GManfred That's the way film critics would characterize "June Bride", but that doesn't give due diligence to a movie that's first class in several respects. The outstanding cast is what puts this picture over, and the pairing of Bette Davis and Robert Montgomery was inspired. Always thought Montgomery was one of our best actors, capable of drama, war movies or comedy and does not disappoint here. I liked him ever since "Private Lives" (1931) opposite Norma Shearer. Sophisticated and urbane, like William Powell.Bette Davis is a curious choice for the female lead as comedy was not her strong point, but she is good here and works well off Montgomery. Contrary to some reviewers above I thought the chemistry between the two was good. It also has an excellent supporting cast headed by Fay Bainter and Tom Tully. I thought the script was delicious and kept waiting for the next sharp riposte between the two principals, but the ending is unworkable in 2016 due to its chauvinistic tone. It worked in 1948, but how long ago those days seem now.
lulu19143 I found this film quite interesting, especially given the current mania for home makeover shows on TV. Bette Davis plays a magazine editor who, for each monthly issue, completes a home makeover for one lucky family. For the June issue, she will make over a family home in Indiana for their daughter's wedding. The catch - her writer is a new hire and a former lover, played by Robert Montgomery. Looking for a "scoop," he uncovers the real romance his goal-oriented editor misses. There's a wedding alright, but not necessarily the one that was planned...Despite an odd pairing of Bette Davis and Robert Montgomery (which still sort of worked for me somehow) and a very disappointingly engineered ending, I quite enjoyed this film, especially Bette Davis' portrayal of the middle aged career woman.
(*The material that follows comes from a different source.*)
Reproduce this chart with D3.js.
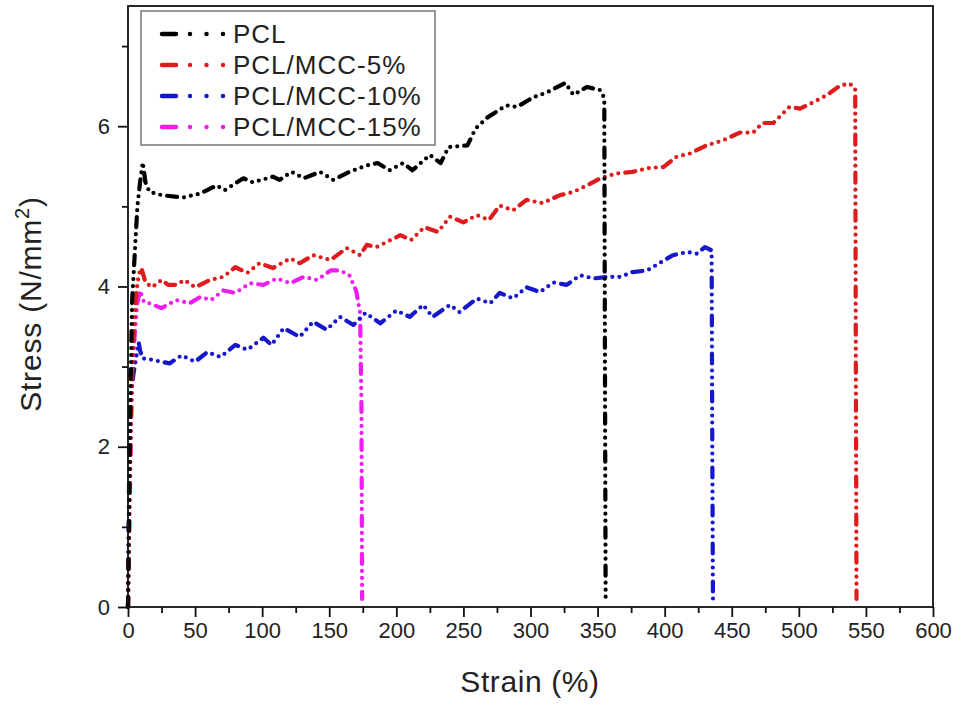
<!DOCTYPE html>
<html>
<head>
<meta charset="utf-8">
<script src="https://cdn.jsdelivr.net/npm/d3@7"></script>
<style>
  body { margin: 0; background: #fff; }
  svg { display: block; }
  text { font-family: "Liberation Sans", Arial, sans-serif; fill: #222; }
</style>
</head>
<body>
<svg id="chart" width="962" height="707"></svg>
<script>
// ---------- DATA ----------
const seriesNames = ["PCL", "PCL/MCC-5%", "PCL/MCC-10%", "PCL/MCC-15%"];
const seriesColors = ["#000000", "#e01b1b", "#1616cc", "#ee1fee"];

// [strain %, stress N/mm2]
const pcl = [
  [0,0],[1,1.5],[2,2.8],[3,3.8],[5,4.4],[7,5.0],[9,5.3],[11,5.55],[13,5.3],[16,5.18],
  [25,5.14],[41,5.11],[54,5.16],[66,5.26],[72,5.2],[86,5.35],[93,5.3],[108,5.37],[113,5.33],
  [122,5.43],[131,5.35],[143,5.43],[153,5.33],[165,5.43],[178,5.51],[186,5.54],[195,5.45],
  [205,5.54],[212,5.45],[225,5.64],[233,5.54],[239,5.74],[253,5.76],[259,5.97],[268,6.11],
  [282,6.26],[290,6.24],[302,6.36],[312,6.42],[326,6.54],[332,6.39],[342,6.49],[352,6.45],
  [355,6.35],[355.5,3.0],[356,0.1]
];
const mcc5 = [
  [0,0],[1,1.2],[2,2.3],[4,3.3],[6,3.9],[8,4.15],[10,4.23],[13,4.05],[18,3.99],[25,4.08],
  [30,4.02],[36,4.02],[42,4.08],[50,3.99],[61,4.08],[71,4.12],[80,4.24],[89,4.17],[98,4.29],
  [108,4.23],[121,4.35],[128,4.29],[138,4.39],[151,4.33],[163,4.48],[173,4.39],[178,4.52],
  [185,4.49],[203,4.64],[211,4.58],[221,4.74],[231,4.68],[240,4.87],[250,4.8],[260,4.89],
  [269,4.83],[277,5.01],[287,4.95],[297,5.08],[309,5.04],[322,5.14],[332,5.18],[342,5.26],
  [352,5.35],[364,5.41],[376,5.43],[389,5.48],[399,5.49],[409,5.62],[419,5.66],[431,5.76],
  [443,5.82],[456,5.92],[466,5.92],[473,6.04],[481,6.04],[493,6.24],[501,6.22],[511,6.3],
  [521,6.39],[531,6.51],[538,6.53],[542,6.47],[542.5,3.0],[543,0.1]
];
const mcc10 = [
  [0,0],[0.5,1],[1,2],[2,2.6],[4,2.9],[6,3.1],[8,3.3],[9,3.2],[11,3.1],[14,3.1],[19,3.08],
  [31,3.04],[40,3.14],[50,3.06],[59,3.18],[69,3.12],[80,3.27],[89,3.21],[101,3.36],[107,3.27],
  [116,3.48],[128,3.37],[138,3.56],[148,3.46],[158,3.62],[168,3.52],[177,3.67],[188,3.54],
  [200,3.7],[210,3.62],[220,3.77],[227,3.62],[240,3.77],[247,3.68],[260,3.85],[270,3.79],
  [277,3.92],[287,3.85],[297,3.99],[307,3.93],[317,4.05],[327,4.02],[337,4.14],[347,4.1],
  [357,4.12],[367,4.12],[376,4.18],[387,4.2],[397,4.3],[406,4.39],[417,4.43],[424,4.41],
  [430,4.49],[435,4.45],[435.5,2.0],[436,0.1]
];
const mcc15 = [
  [0,0],[1,1],[2,2],[3,2.8],[5,3.4],[7,3.8],[9,3.95],[12,3.8],[16,3.79],[25,3.73],[36,3.83],
  [46,3.79],[54,3.87],[62,3.83],[71,3.95],[80,3.92],[91,4.04],[101,4.02],[111,4.1],[121,4.04],
  [131,4.12],[141,4.08],[151,4.2],[158,4.2],[165,4.14],[170,3.95],[173,3.67],[174,2.5],[174.5,0.1]
];
const seriesData = [pcl, mcc5, mcc10, mcc15];

const xTicks = [0,50,100,150,200,250,300,350,400,450,500,550,600];
const yTicks = [0,2,4,6];
const xLabel = "Strain (%)";

// ---------- LAYOUT ----------
const svg = d3.select("#chart");
const L = 128, R = 933, T = 6, B = 607;
const x = d3.scaleLinear().domain([0, 600]).range([L, R]);
const y = d3.scaleLinear().domain([0, 7.5]).range([B, T]);

const line = d3.line().x(d => x(d[0])).y(d => y(d[1]));
const order = [3, 2, 1, 0];
order.forEach(i => {
  svg.append("path")
    .datum(seriesData[i])
    .attr("d", line)
    .attr("fill", "none")
    .attr("stroke", seriesColors[i])
    .attr("stroke-width", 4.2)
    .attr("stroke-linecap", "round")
    .attr("stroke-linejoin", "round")
    .attr("stroke-dasharray", "10,7,0,7,0,7,0,7");
});

// frame
svg.append("rect").attr("x", L).attr("y", T).attr("width", R - L).attr("height", B - T)
  .attr("fill", "none").attr("stroke", "#111").attr("stroke-width", 1.8);

// x axis
const xAxis = d3.axisBottom(x).tickValues(xTicks).tickSize(10).tickPadding(5).tickFormat(d3.format("d"));
svg.append("g").attr("transform", `translate(0,${B})`).call(xAxis);
const xMinor = d3.axisBottom(x).tickValues(d3.range(25, 600, 50)).tickSize(6).tickFormat("");
svg.append("g").attr("transform", `translate(0,${B})`).call(xMinor);

// y axis
const yAxis = d3.axisLeft(y).tickValues(yTicks).tickSize(10).tickPadding(8).tickFormat(d3.format("d"));
svg.append("g").attr("transform", `translate(${L},0)`).call(yAxis);
const yMinor = d3.axisLeft(y).tickValues([1,3,5,7]).tickSize(6).tickFormat("");
svg.append("g").attr("transform", `translate(${L},0)`).call(yMinor);

svg.selectAll(".domain").remove();
svg.selectAll(".tick line").attr("stroke", "#111").attr("stroke-width", 1.8);
svg.selectAll(".tick text").style("font-size", "22px").attr("fill", "#222")
  .style("font-family", '"Liberation Sans", Arial, sans-serif');

// axis titles
svg.append("text").attr("x", 530).attr("y", 692).attr("text-anchor", "middle")
  .style("font-size", "30px").style("letter-spacing", "0.6px").text(xLabel);

const yt = svg.append("text").attr("transform", "translate(41,304) rotate(-90)")
  .attr("text-anchor", "middle").style("font-size", "30px").style("letter-spacing", "0.8px");
yt.append("tspan").text("Stress (N/mm");
yt.append("tspan").attr("dy", -12).style("font-size", "20px").text("2");
yt.append("tspan").attr("dy", 12).text(")");

// legend
const lg = svg.append("g");
lg.append("rect").attr("x", 141).attr("y", 11).attr("width", 294).attr("height", 134)
  .attr("fill", "#fff").attr("stroke", "#555").attr("stroke-width", 1.2);
const baselines = [43, 74, 105, 136];
seriesNames.forEach((name, i) => {
  const by = baselines[i];
  lg.append("line").attr("x1", 162).attr("x2", 224).attr("y1", by - 9).attr("y2", by - 9)
    .attr("stroke", seriesColors[i]).attr("stroke-width", 4.5).attr("stroke-linecap", "round")
    .attr("stroke-dasharray", "14,14,0,16.5,0,16.5,0,100");
  lg.append("text").attr("x", 233).attr("y", by).style("font-size", "26px")
    .style("letter-spacing", "1px").attr("fill", "#111").text(name);
});
</script>
</body>
</html>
jxm4687 Fitfully amusing for the cast, especially the supporting characters, but the dated material is done in by a weak script. The Davis-Montgomery relationship is core of the film. The chemistry shows promise at the outset, but has really evaporated by the film's end. Davis is watchable, although her performance is variable; Montgomery gets more annoying as things progress and is particularly done in by the strained plotline. Here is an actor who has more mannerisms than Bette Davis (and they don't serve the picture as well). The ending probably annoyed audiences even back in 1948--it certainly doesn't play well in 2003! One wonders what went through Bette Davis's mind during the final scene, considering that this movie was made at time when she was having her famous contract feuds with the Warner Brothers. Was Jack Warner getting back at her?